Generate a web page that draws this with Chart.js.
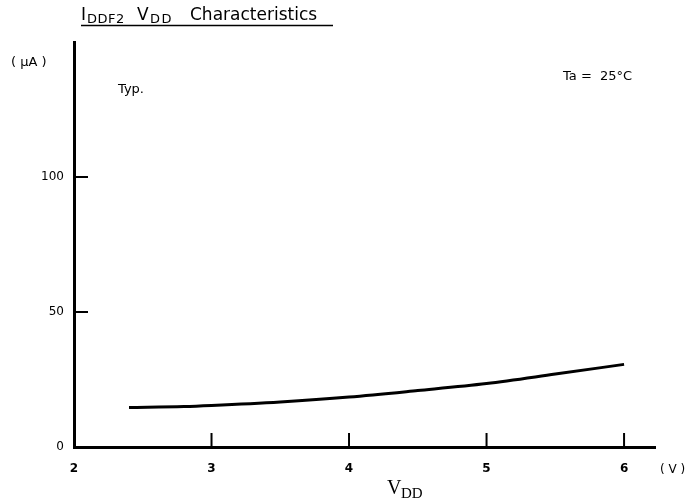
<!DOCTYPE html>
<html lang="en">
<head>
    <meta charset="UTF-8">
    <title>IDDF2 VDD Characteristics</title>
    <script src="https://cdn.jsdelivr.net/npm/chart.js"></script>
    <style>
        html, body { margin: 0; padding: 0; background: #fff; }
        canvas { display: block; }
    </style>
</head>
<body>
    <canvas id="iddChart" width="694" height="503"></canvas>

    <script>
        // values
        const vdd = [2.4, 2.8, 3.0, 3.5, 4.0, 4.5, 5.0, 5.5, 6.0];
        const idd = [14.6, 15.0, 15.4, 16.7, 18.5, 20.9, 23.5, 27.0, 30.6];
        const xTicks = [2, 3, 4, 5, 6];
        const yTicks = [0, 50, 100];

        const FONT = '"DejaVu Sans", sans-serif';

        // inward tick marks, drawn at the scale's own tick positions
        const tickMarks = {
            id: 'tickMarks',
            afterDraw(chart) {
                const { ctx, scales: { x, y } } = chart;
                ctx.save();
                ctx.strokeStyle = '#000';
                ctx.lineWidth = 2;
                x.ticks.forEach(t => {
                    if (t.value === x.min) return;
                    const px = x.getPixelForValue(t.value);
                    ctx.beginPath();
                    ctx.moveTo(px, y.bottom);
                    ctx.lineTo(px, y.bottom - 14);
                    ctx.stroke();
                });
                y.ticks.forEach(t => {
                    if (t.value === y.min) return;
                    const py = y.getPixelForValue(t.value);
                    ctx.beginPath();
                    ctx.moveTo(x.left, py);
                    ctx.lineTo(x.left + 14, py);
                    ctx.stroke();
                });
                ctx.restore();
            }
        };

        // title, units and notes
        const labels = {
            id: 'labels',
            afterDraw(chart) {
                const ctx = chart.ctx;
                ctx.save();
                ctx.fillStyle = '#000';
                ctx.textBaseline = 'alphabetic';
                ctx.textAlign = 'left';

                // title with subscripts
                ctx.font = '17px ' + FONT;
                ctx.fillText('I', 81, 20);
                ctx.fillText('V', 137, 20);
                ctx.fillText('Characteristics', 190, 20);
                ctx.font = '13px ' + FONT;
                ctx.letterSpacing = '0.5px';
                ctx.fillText('DDF2', 87, 23);
                ctx.letterSpacing = '1.5px';
                ctx.fillText('DD', 150, 23);
                ctx.letterSpacing = '0px';
                ctx.lineWidth = 1.5;
                ctx.beginPath();
                ctx.moveTo(81, 25.5);
                ctx.lineTo(333, 25.5);
                ctx.stroke();

                ctx.font = '13px ' + FONT;
                ctx.fillText('( \u00b5A )', 11, 66);
                ctx.fillText('Typ.', 118, 93);
                ctx.fillText('Ta =  25\u00b0C', 563, 80);
                ctx.font = '12px ' + FONT;
                ctx.fillText('( V )', 660, 473);

                // axis title VDD, serif
                ctx.font = '20px "Liberation Serif", serif';
                ctx.fillText('V', 387, 494);
                ctx.font = '15px "Liberation Serif", serif';
                ctx.fillText('DD', 401, 498);
                ctx.restore();
            }
        };

        new Chart(document.getElementById('iddChart'), {
            type: 'line',
            data: {
                datasets: [{
                    data: vdd.map((v, i) => ({ x: v, y: idd[i] })),
                    borderColor: '#000',
                    borderWidth: 3,
                    pointRadius: 0,
                    cubicInterpolationMode: 'monotone',
                    fill: false
                }]
            },
            options: {
                responsive: false,
                animation: false,
                layout: { padding: { left: 0, top: 42, right: 39, bottom: 0 } },
                plugins: {
                    legend: { display: false },
                    tooltip: { enabled: false }
                },
                scales: {
                    x: {
                        type: 'linear',
                        min: 2,
                        max: 6.225,
                        afterFit: s => { s.height = 56; },
                        afterBuildTicks: s => { s.ticks = xTicks.map(v => ({ value: v })); },
                        grid: { drawOnChartArea: false, drawTicks: false },
                        border: { color: '#000', width: 3 },
                        ticks: {
                            padding: 15,
                            color: '#000',
                            font: { family: FONT, size: 12, weight: 'bold' }
                        }
                    },
                    y: {
                        type: 'linear',
                        min: 0,
                        max: 150,
                        afterFit: s => { s.width = 74; },
                        afterBuildTicks: s => { s.ticks = yTicks.map(v => ({ value: v })); },
                        grid: { drawOnChartArea: false, drawTicks: false },
                        border: { color: '#000', width: 3 },
                        ticks: {
                            padding: 10,
                            color: '#000',
                            font: { family: FONT, size: 12 }
                        }
                    }
                }
            },
            plugins: [tickMarks, labels]
        });
    </script>
</body>
</html>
------------------------------------
Copy every line that includes the string "with" from the material above.

- Answer to the exercise -
Generate a web page that draws this with Chart.js.
                // title with subscripts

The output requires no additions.